Merck KGaA snatches up Geneva biotech as repurposed chemotherapy mission strikes a 'Chord'
About a year after Geneva-based Chord Therapeutics emerged from stealth to see if it could repurpose an old chemotherapy agent for rare diseases, Merck KGaA is swooping in with a buyout.
While the companies are keeping mum about the financial terms of the deal, Merck KGaA is adding Chord’s lead candidate to its neurology pipeline — a small molecule oral version of the chemotherapy drug cladribine dubbed CRD1.
Upon announcing the news on Monday morning, the company’s stock $MKKGY was up about 1.74%.
This wouldn’t be the first time researchers at the German pharma company have worked with cladribine. Back in 2019, Merck KGaA (known as the EMD group in the US and Canada) got its own cladribine tablets approved by the FDA for multiple sclerosis. While cladribine (which has been around since the 1990s) is normally used to treat certain types of leukemia, Merck KGaA’s Mavenclad showed a 58% relative reduction in annualized relapse rate in MS patients compared to placebo (p<0.001).

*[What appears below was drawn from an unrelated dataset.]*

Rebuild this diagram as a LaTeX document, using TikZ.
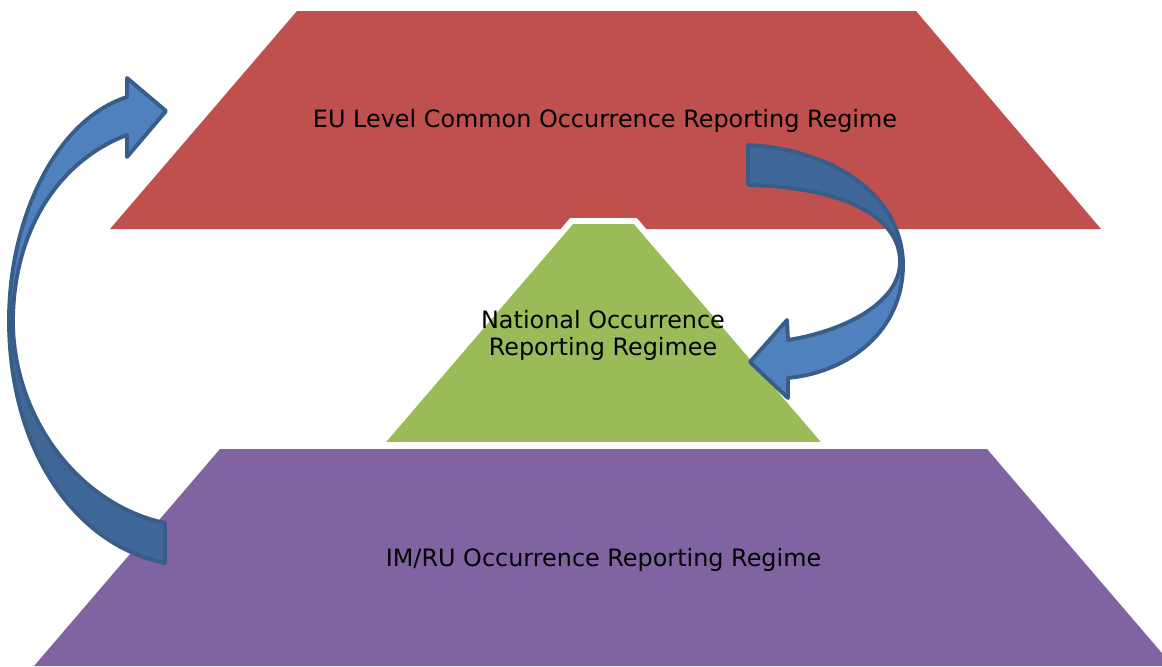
\documentclass[tikz,border=0pt]{standalone}
\usepackage{fontspec}
\setmainfont{DejaVu Sans}

\definecolor{euRed}{HTML}{C0504D}
\definecolor{natGreen}{HTML}{9BBB59}
\definecolor{imPurple}{HTML}{8064A2}
\definecolor{arrowLight}{HTML}{4F81BD}
\definecolor{arrowDark}{HTML}{3F6797}
\definecolor{arrowLine}{HTML}{385D8A}

% outline of the two curved block arrows (pixel units)
\newcommand{\loopArrowUp}{(127,97) .. controls (55,120) and (9,220) .. (9,320)
  .. controls (9,450) and (75,545) .. (165,563) -- (165,523)
  .. controls (80,505) and (15,420) .. (13,325)
  .. controls (12,230) and (60,160) .. (127,135)
  -- (127,157) -- (166,111) -- (127,78) -- cycle}
\newcommand{\loopArrowDown}{(748,145) .. controls (840,150) and (903,200) .. (903,265)
  .. controls (903,330) and (850,372) .. (788,378)
  -- (788,398) -- (750,362) -- (787,320) -- (788,340)
  .. controls (850,330) and (900,300) .. (900,262)
  .. controls (900,215) and (840,187) .. (748,185) -- cycle}

\begin{document}
\begin{tikzpicture}[x=0.02cm, y=-0.02cm,
    regime/.style={font=\fontsize{13.6}{15.3}\selectfont, inner sep=0pt, text=black},
    arrowrim/.style={draw=arrowLine, line width=2.2pt, line join=round}]

    % --- Frame ---
    \clip (0,0) rectangle (1162,666);

    % --- Layers ---
    % EU level (top)
    \fill[euRed] (297,11) -- (916,11) -- (1101,229) -- (110,229) -- cycle;

    % National level (middle), white rim
    \filldraw[fill=natGreen, draw=white, line width=3.4pt, line join=miter]
        (571.6,221) -- (635.4,221) -- (827.6,445) -- (379.4,445) -- cycle;

    % IM/RU level (bottom)
    \fill[imPurple] (220,449) -- (987,449) -- (1173,666) -- (34,666) -- cycle;

    % --- Labels ---
    \node[regime, anchor=base] (euText) at (605,127)
        {EU Level Common Occurrence Reporting Regime};
    % base of a two-line node sits on its last line
    \node[regime, anchor=base, align=center] (natText) at (603,355)
        {National Occurrence\\Reporting Regimee};
    \node[regime, anchor=base] (imText) at (603.5,566)
        {IM/RU Occurrence Reporting Regime};

    % --- Curved arrows ---
    % left: from IM/RU up to EU level, lower half darker
    \fill[arrowLight] \loopArrowUp;
    \begin{scope}
        \clip (0,325) rectangle (200,600);
        \fill[arrowDark] \loopArrowUp;
    \end{scope}
    \draw[arrowrim] \loopArrowUp;

    % right: from EU level down to national, upper half darker
    \fill[arrowLight] \loopArrowDown;
    \begin{scope}
        \clip (700,100) rectangle (950,265);
        \fill[arrowDark] \loopArrowDown;
    \end{scope}
    \draw[arrowrim] \loopArrowDown;

\end{tikzpicture}
\end{document}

Since launching with $16 million from Omega Funds last October, Chord’s been looking to build programs around “well-understood active substances with a history of clinical testing and use in human patients.”
For the last 14 months, the biotech’s been working on turning CRD1 into treatments for a neuromuscular condition called generalized myasthenia gravis, and an autoimmune disease of the central nervous system called neuromyelitis optica spectrum disorder (NMOSD).
“We often hear, ‘What do you want with these old drugs? You know, isn’t there something better, something modern?’” Chord CEO Tom Plitz told Endpoints News. “(Cladribine) is not one of these chemotherapeutics that kind of kills everything which comes along. It’s very specific for lymphocytes and this is linked to the mode of action.”
The drug works by reducing the number of B and T lymphocytes in the body, and Chord has already established early proof-of-concept in both indications, according to Plitz. While he declined to give too much away on potential timelines going forth, he said it’s Chord’s expectation that another proof-of-concept study won’t be necessary, and that researchers will be able to dive right into registrational studies.
“It’s not all about all new and … first in class, first on target, first ever. There’s a lot of merits on building on known strength and I think that was something obviously Omega picked up on,” Plitz said. “We still hope that obviously now, what we have built on will be successfully continued with Merck.”